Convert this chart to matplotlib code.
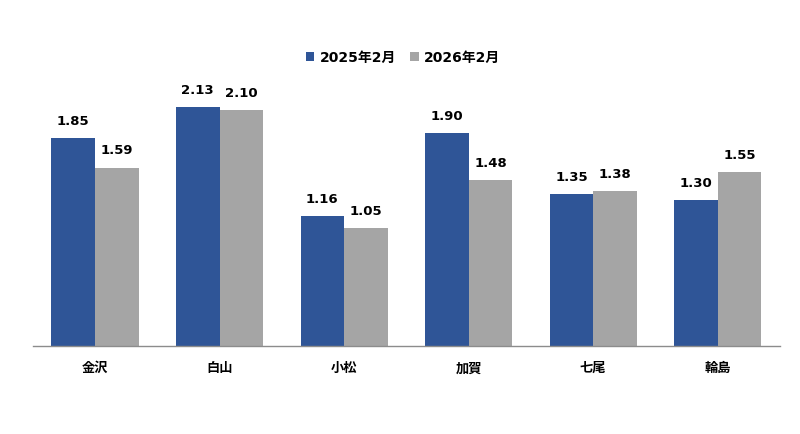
import matplotlib
matplotlib.use("Agg")
import matplotlib.pyplot as plt
import numpy as np

plt.rcParams['font.family'] = ['DejaVu Sans', 'Noto Sans CJK JP']

categories = ['金沢', '白山', '小松', '加賀', '七尾', '輪島']
series_names = ['2025年2月', '2026年2月']
values_2025 = [1.85, 2.13, 1.16, 1.90, 1.35, 1.30]
values_2026 = [1.59, 2.10, 1.05, 1.48, 1.38, 1.55]
colors = ['#2F5597', '#A5A5A5']

fig = plt.figure(figsize=(8, 4.35), dpi=100)
ax = fig.add_axes([0.041, 88 / 435, 0.934, 0.645])

x = np.arange(len(categories))
w = 0.35
b1 = ax.bar(x - w / 2, values_2025, w, color=colors[0], label=series_names[0])
b2 = ax.bar(x + w / 2, values_2026, w, color=colors[1], label=series_names[1])

for bars, vals in ((b1, values_2025), (b2, values_2026)):
    for rect, v in zip(bars, vals):
        ax.annotate(f'{v:.2f}', (rect.get_x() + rect.get_width() / 2, v),
                    xytext=(0, 8), textcoords='offset points',
                    ha='center', va='bottom', fontsize=9.5, fontweight='bold',
                    color='#000000')

ax.set_xlim(-0.5, len(categories) - 0.5)
ax.set_ylim(0, 2.5)
ax.set_yticks([])
ax.set_xticks(x)
ax.set_xticklabels(categories, fontsize=9.5, fontweight='bold')
ax.tick_params(axis='x', length=0, pad=11)
for s in ['top', 'right', 'left']:
    ax.spines[s].set_visible(False)
ax.spines['bottom'].set_color('#8C8C8C')
ax.spines['bottom'].set_linewidth(1)

leg = fig.legend(handles=[b1, b2], labels=series_names, loc='center',
                 bbox_to_anchor=(0.504, 1 - 58 / 435), ncol=2, frameon=False,
                 prop={'weight': 'bold', 'size': 10}, handlelength=0.6,
                 handleheight=0.6, handletextpad=0.4, columnspacing=1.0)

fig.savefig('out.png', dpi=100)
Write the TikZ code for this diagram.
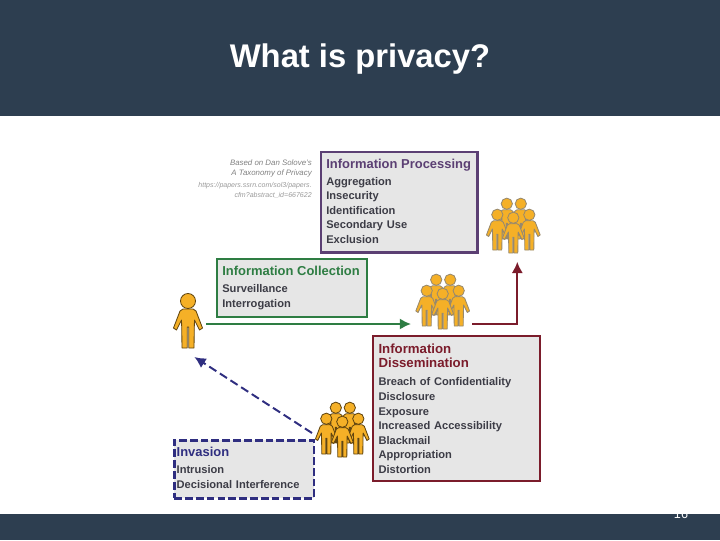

******

Leave out every picture and copy the rest of the records exactly.

→ Correct result
Convert this chart to matplotlib code.
import matplotlib
matplotlib.use("Agg")
import matplotlib.pyplot as plt
import numpy as np

plt.rcParams['font.family'] = ['DejaVu Sans', 'Noto Sans CJK JP']

categories = ['金沢', '白山', '小松', '加賀', '七尾', '輪島']
series_names = ['2025年2月', '2026年2月']
values_2025 = [1.85, 2.13, 1.16, 1.90, 1.35, 1.30]
values_2026 = [1.59, 2.10, 1.05, 1.48, 1.38, 1.55]
colors = ['#2F5597', '#A5A5A5']

fig = plt.figure(figsize=(8, 4.35), dpi=100)
ax = fig.add_axes([0.041, 88 / 435, 0.934, 0.645])

x = np.arange(len(categories))
w = 0.35
b1 = ax.bar(x - w / 2, values_2025, w, color=colors[0], label=series_names[0])
b2 = ax.bar(x + w / 2, values_2026, w, color=colors[1], label=series_names[1])

for bars, vals in ((b1, values_2025), (b2, values_2026)):
    for rect, v in zip(bars, vals):
        ax.annotate(f'{v:.2f}', (rect.get_x() + rect.get_width() / 2, v),
                    xytext=(0, 8), textcoords='offset points',
                    ha='center', va='bottom', fontsize=9.5, fontweight='bold',
                    color='#000000')

ax.set_xlim(-0.5, len(categories) - 0.5)
ax.set_ylim(0, 2.5)
ax.set_yticks([])
ax.set_xticks(x)
ax.set_xticklabels(categories, fontsize=9.5, fontweight='bold')
ax.tick_params(axis='x', length=0, pad=11)
for s in ['top', 'right', 'left']:
    ax.spines[s].set_visible(False)
ax.spines['bottom'].set_color('#8C8C8C')
ax.spines['bottom'].set_linewidth(1)

leg = fig.legend(handles=[b1, b2], labels=series_names, loc='center',
                 bbox_to_anchor=(0.504, 1 - 58 / 435), ncol=2, frameon=False,
                 prop={'weight': 'bold', 'size': 10}, handlelength=0.6,
                 handleheight=0.6, handletextpad=0.4, columnspacing=1.0)

fig.savefig('out.png', dpi=100)
Write the TikZ code for this diagram.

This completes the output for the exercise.